New Frontiers in the Study of Medieval China

Inaugural Workshop: On Muzhiming

Friday, May 15 and Saturday, May 16, 2015, 9 a.m.–5 p.m.
Brower Commons A and B at the College Avenue Campus of Rutgers University

This workshop is co-organized by Jessey Choo, Alexei Ditter, and LU Yang, with the generous support of the Tang Research Foundation, with additional assistance provided by Department of Asian Languages and Cultures of Rutgers University and Rutgers Center for Chinese Studies.
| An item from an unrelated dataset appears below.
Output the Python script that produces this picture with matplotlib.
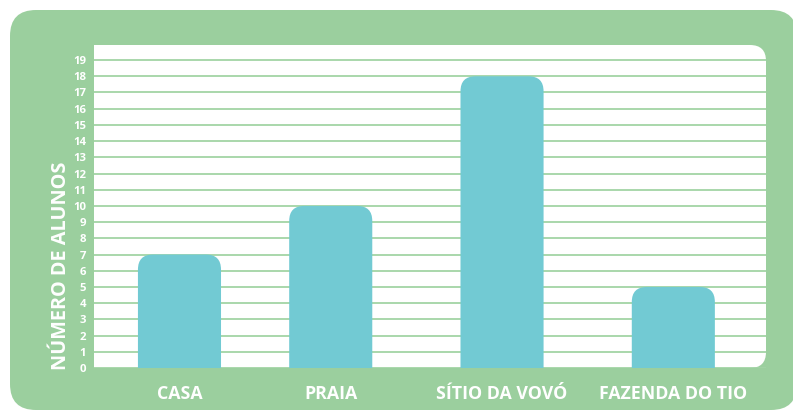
import matplotlib
matplotlib.use("Agg")
import matplotlib.pyplot as plt
from matplotlib.patches import FancyBboxPatch, Rectangle

plt.rcParams['font.family'] = ['Open Sans', 'DejaVu Sans']

# data
categories = ["CASA", "PRAIA", "SÍTIO DA VOVÓ", "FAZENDA DO TIO"]
alunos = [7, 10, 18, 5]
y_ticks = list(range(0, 20))
y_label = "NÚMERO DE ALUNOS"

# layout
slots = [0.117, 1.0, 2.0, 3.0]
bar_width = 0.485

W, H = 793, 411
panel_green = "#9bcf9e"
grid_green = "#a2d4a5"
bar_blue = "#72cad3"

fig = plt.figure(figsize=(W / 100, H / 100), dpi=100)
fig.patch.set_facecolor("white")


def px_box(x0, y0_top, x1, y1_top):
    """Convert a pixel box measured from the top-left into figure fractions."""
    return x0 / W, (H - y1_top) / H, (x1 - x0) / W, (y1_top - y0_top) / H


# outer green panel
gx, gy, gw, gh = 10, 10, 797, 410
outer = FancyBboxPatch((gx, H - gh), gw - gx, gh - gy,
                       boxstyle="round,pad=0,rounding_size=26",
                       transform=None, facecolor=panel_green, edgecolor="none",
                       zorder=-3)
fig.patches.append(outer)

# white plotting area (rounded on the right side only)
ax_l, ax_t, ax_r, ax_b = 94, 45, 766, 368
white_round = FancyBboxPatch((ax_l, H - ax_b), ax_r - ax_l, ax_b - ax_t,
                             boxstyle="round,pad=0,rounding_size=16",
                             transform=None, facecolor="white", edgecolor="none",
                             zorder=-2)
white_square = Rectangle((ax_l, H - ax_b), 100, ax_b - ax_t, transform=None,
                         facecolor="white", edgecolor="none", zorder=-2)
fig.patches.extend([white_round, white_square])

ax = fig.add_axes(px_box(ax_l, ax_t, ax_r, ax_b))
ax.patch.set_visible(False)
for s in ax.spines.values():
    s.set_visible(False)

ymax = 19.93
xmin, xmax = -0.382, 3.541
ax.set_xlim(xmin, xmax)
ax.set_ylim(0, ymax)

# horizontal grid
for v in y_ticks:
    ax.axhline(v, color=grid_green, lw=1.3, zorder=1)

# bars with rounded top corners
px_per_x = (ax_r - ax_l) / (xmax - xmin)
px_per_y = (ax_b - ax_t) / ymax
radius_px = 15
aspect = px_per_x / px_per_y
bars = ax.bar(slots, alunos, width=bar_width, color="none", zorder=2)
for b in bars:
    x0 = b.get_x()
    h = b.get_height()
    ext = 2.0
    p = FancyBboxPatch((x0, -ext), b.get_width(), h + ext,
                       boxstyle=f"round,pad=0,rounding_size={radius_px / px_per_x}",
                       mutation_aspect=aspect,
                       facecolor=bar_blue, edgecolor="none", zorder=3)
    ax.add_patch(p)

ax.set_yticks(y_ticks)
ax.set_yticklabels([str(v) for v in y_ticks], color="white",
                   fontsize=8.2, fontweight="bold")
ax.set_xticks(slots)
ax.set_xticklabels(categories, color="white", fontsize=12.8, fontweight="bold")
ax.tick_params(axis="y", length=0, pad=5.8)
ax.tick_params(axis="x", length=0, pad=12.5)

fig.text(61 / W, (H - 266) / H, y_label, rotation=90, ha="center", va="center",
         color="white", fontsize=14.3, fontweight="bold")

fig.savefig("out.png", dpi=100, facecolor="white")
This workshop focuses on one of the most important and influential new sources in the study of medieval China, muzhiming — stone slabs interred within a tomb and typically inscribed with a biography, an account of the burial, and a rhymed eulogy. Excavated by the thousands in recent decades, muzhiming are a unique cultural form of commemorative epigraphy through which contemporary scholars can explore a diverse range of artistic, literary, religious, and economic practices. This workshop will serve as a forum for exploring fundamental questions about the nature of and approaches to muzhiming. Bringing together leading U.S. and international scholars studying medieval China and muzhiming from distinct disciplinary perspectives, this workshop seeks, by means of conversations begun over discussion of the translation and close reading of specific muzhiming and the broader questions and challenges these examples raise, to generate methodologies and resources for future research on an aspect of medieval China often neglected in Western scholarship.